Roses bloomed on every bush, and some of the great hawthorns up which the briars had climbed seemed all flowers. The white and pink-white petals of the June roses adhered all over them, almost as if they had been artificially gummed or papered on so as to hide the leaves. Such a profusion of wild-rose bloom is rarely seen. On the Sunday morning, as on a week-day morning, they were entirely unnoticed, and might be said in their turn to take no heed of the sanctified character of the day. With a rush like a sudden thought the white-barred eave-swallows came down the arid road and rose again into the air as easily as a man dives into the water. Dark specks beneath the white summer clouds, the swifts, the black albatross of our skies, moved on their unwearied wings.
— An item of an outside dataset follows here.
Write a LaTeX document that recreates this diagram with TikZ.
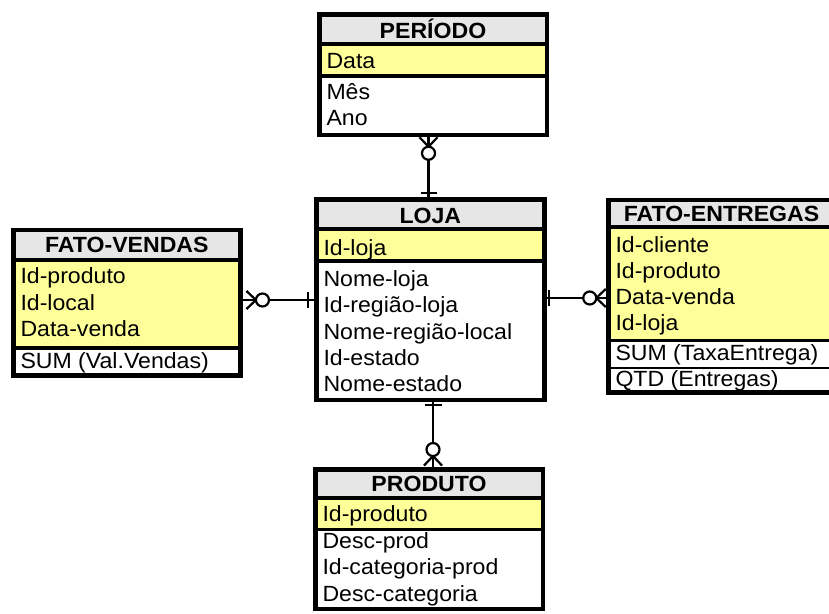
\documentclass[tikz,border=0pt]{standalone}
\usepackage{fontspec}
\setmainfont{Liberation Sans}[FakeStretch=1.05]
\usetikzlibrary{calc}
\definecolor{hdrgray}{HTML}{E6E6E6}
\definecolor{keyyellow}{HTML}{FFFF99}
\begin{document}
\begin{tikzpicture}[x=1pt,y=-1pt,
  every node/.style={inner sep=0pt,outer sep=0pt},
  frame/.style={draw=black,line width=4.5pt,anchor=north west},
  hdr/.style={fill=hdrgray},
  keyarea/.style={fill=keyyellow},
  hline/.style={line width=4pt},
  kline/.style={line width=3.5pt},
  thinline/.style={line width=2pt},
  title/.style={font=\bfseries\fontsize{22}{27}\selectfont,anchor=base},
  field/.style={font=\fontsize{22}{27}\selectfont,anchor=base west},
  conn/.style={draw=black,line width=2.2pt},
  crowzero/.pic={
    \draw[conn] (2.5,-9) -- (12,0) -- (2.5,9);
    \draw[conn,fill=white] (18.5,0) circle[radius=6.5];
  }]
\useasboundingbox (0,0) rectangle (829,613);
\clip (0,0) rectangle (829,613);
\fill[white] (0,0) rectangle (829,613);

% ---------- PERÍODO ----------
\fill[hdr] (317,12) rectangle (549,44);
\fill[keyarea] (317,44) rectangle (549,75.75);
\draw[hline] (317,44) -- (549,44);
\draw[kline] (317,75.75) -- (549,75.75);
\node[title] (per-title) at (433,38.3) {PERÍODO};
\node[field] (per-data) at (326.5,68.3) {Data};
\node[field] (per-mes) at (326.5,99.3) {Mês};
\node[field] (per-ano) at (326.5,125) {Ano};
\node[frame,minimum width=227.5pt,minimum height=120.5pt] (periodo) at (319.25,14.25) {};

% ---------- LOJA ----------
\fill[hdr] (314,197.3) rectangle (546.7,229.3);
\fill[keyarea] (314,229.3) rectangle (546.7,260.85);
\draw[hline] (314,229.3) -- (546.7,229.3);
\draw[kline] (314,260.85) -- (546.7,260.85);
\node[title] (loja-title) at (430.35,223.3) {LOJA};
\node[field] (loja-id) at (323.5,255) {Id-loja};
\node[field] (loja-nome) at (323.5,286.7) {Nome-loja};
\node[field] (loja-reg) at (323.5,312.9) {Id-região-loja};
\node[field] (loja-nreg) at (323.5,339.1) {Nome-região-local};
\node[field] (loja-est) at (323.5,365.3) {Id-estado};
\node[field] (loja-nest) at (323.5,391.5) {Nome-estado};
\node[frame,minimum width=228.2pt,minimum height=200.2pt] (loja) at (316.25,199.55) {};

% ---------- FATO-VENDAS ----------
\fill[hdr] (11,227.7) rectangle (242.7,260.3);
\fill[keyarea] (11,260.3) rectangle (242.7,347.85);
\draw[hline] (11,260.3) -- (242.7,260.3);
\draw[kline] (11,347.85) -- (242.7,347.85);
\node[title] (ven-title) at (126.85,252.3) {FATO-VENDAS};
\node[field] (ven-prod) at (20.5,283.3) {Id-produto};
\node[field] (ven-local) at (20.5,310) {Id-local};
\node[field] (ven-data) at (20.5,336.7) {Data-venda};
\node[field] (ven-sum) at (20.5,368.8) {SUM (Val.Vendas)};
\node[frame,minimum width=227.2pt,minimum height=145.5pt] (vendas) at (13.25,229.95) {};

% ---------- FATO-ENTREGAS ----------
\fill[hdr] (606,197.5) rectangle (837,227.15);
\fill[keyarea] (606,227.15) rectangle (837,340.5);
\draw[hline] (606,227.15) -- (837,227.15);
\draw[kline] (606,340.5) -- (837,340.5);
\draw[thinline] (606,367.5) -- (837,367.5);
\node[title] (ent-title) at (721.5,221) {FATO-ENTREGAS};
\node[field] (ent-cli) at (615.5,252.8) {Id-cliente};
\node[field] (ent-prod) at (615.5,278.8) {Id-produto};
\node[field] (ent-data) at (615.5,304.8) {Data-venda};
\node[field] (ent-loja) at (615.5,330.8) {Id-loja};
\node[field] (ent-sum) at (615.5,360) {SUM (TaxaEntrega)};
\node[field] (ent-qtd) at (615.5,386) {QTD (Entregas)};
\node[frame,minimum width=226.5pt,minimum height=192.5pt] (entregas) at (608.25,199.75) {};

% ---------- PRODUTO ----------
\fill[hdr] (313,467.3) rectangle (545,498.35);
\fill[keyarea] (313,498.35) rectangle (545,529.5);
\draw[hline] (313,498.35) -- (545,498.35);
\draw[kline] (313,529.5) -- (545,529.5);
\node[title] (pro-title) at (429,491.7) {PRODUTO};
\node[field] (pro-id) at (322.5,521.7) {Id-produto};
\node[field] (pro-desc) at (322.5,548) {Desc-prod};
\node[field] (pro-cat) at (322.5,574.5) {Id-categoria-prod};
\node[field] (pro-dcat) at (322.5,601) {Desc-categoria};
\node[frame,minimum width=227.5pt,minimum height=139.2pt] (produto) at (315.25,469.55) {};

% ---------- relationships ----------
\coordinate (xa) at (428.5,0);
\coordinate (xb) at (433,0);
\coordinate (yl) at (0,300);
\coordinate (yr) at (0,298);

% PERÍODO (many) -- LOJA (one)
\draw[conn] (periodo.south -| xa) -- (loja.north -| xa);
\pic[rotate=-90] at (periodo.south -| xa) {crowzero};
\draw[conn] ($(loja.north -| xa)+(-8,-6.5)$) -- ($(loja.north -| xa)+(8,-6.5)$);

% LOJA (one) -- PRODUTO (many)
\draw[conn] (loja.south -| xb) -- (produto.north -| xb);
\draw[conn] ($(loja.south -| xb)+(-8.5,5.5)$) -- ($(loja.south -| xb)+(8.5,5.5)$);
\pic[rotate=90] at ($(produto.north -| xb)+(0,-1.5)$) {crowzero};

% FATO-VENDAS (many) -- LOJA (one)
\draw[conn] (vendas.east |- yl) -- (loja.west |- yl);
\pic at ($(vendas.east |- yl)+(3.5,0)$) {crowzero};
\draw[conn] ($(loja.west |- yl)+(-8.5,-8)$) -- ($(loja.west |- yl)+(-8.5,8)$);

% FATO-ENTREGAS (many) -- LOJA (one)
\draw[conn] (entregas.west |- yr) -- (loja.east |- yr);
\pic[rotate=180] at (entregas.west |- yr) {crowzero};
\draw[conn] ($(loja.east |- yr)+(4.5,-8)$) -- ($(loja.east |- yr)+(4.5,8)$);
\end{tikzpicture}
\end{document}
Like the albatross that floats over the ocean and sleeps on the wing, the swift's scimitar-like pinions are careless of repose. Once now and then they came down to earth, not, as might be supposed, to the mansion or the church tower, but to the low tiled roof of an ancient cottage which they fancied for their home. Kings sometimes affect to mix with their subjects; these birds that aspire to the extreme height of the air frequently nest in the roof of a despised tenement, inhabited by an old woman who never sees them. The corn was green and tall, the hops looked well, the foxglove was stirring, the delicious atmosphere of summer, sun-laden and scented, filled the deep valleys; a morning of the richest beauty and deepest repose. All things reposed but man, and man is so busy with his vulgar aims that it quite dawns upon many people as a wonderful surprise how still nature is on a Sunday morning. Nature is absolutely still every day of the week, and proceeds with the most absolute indifference to days and dates.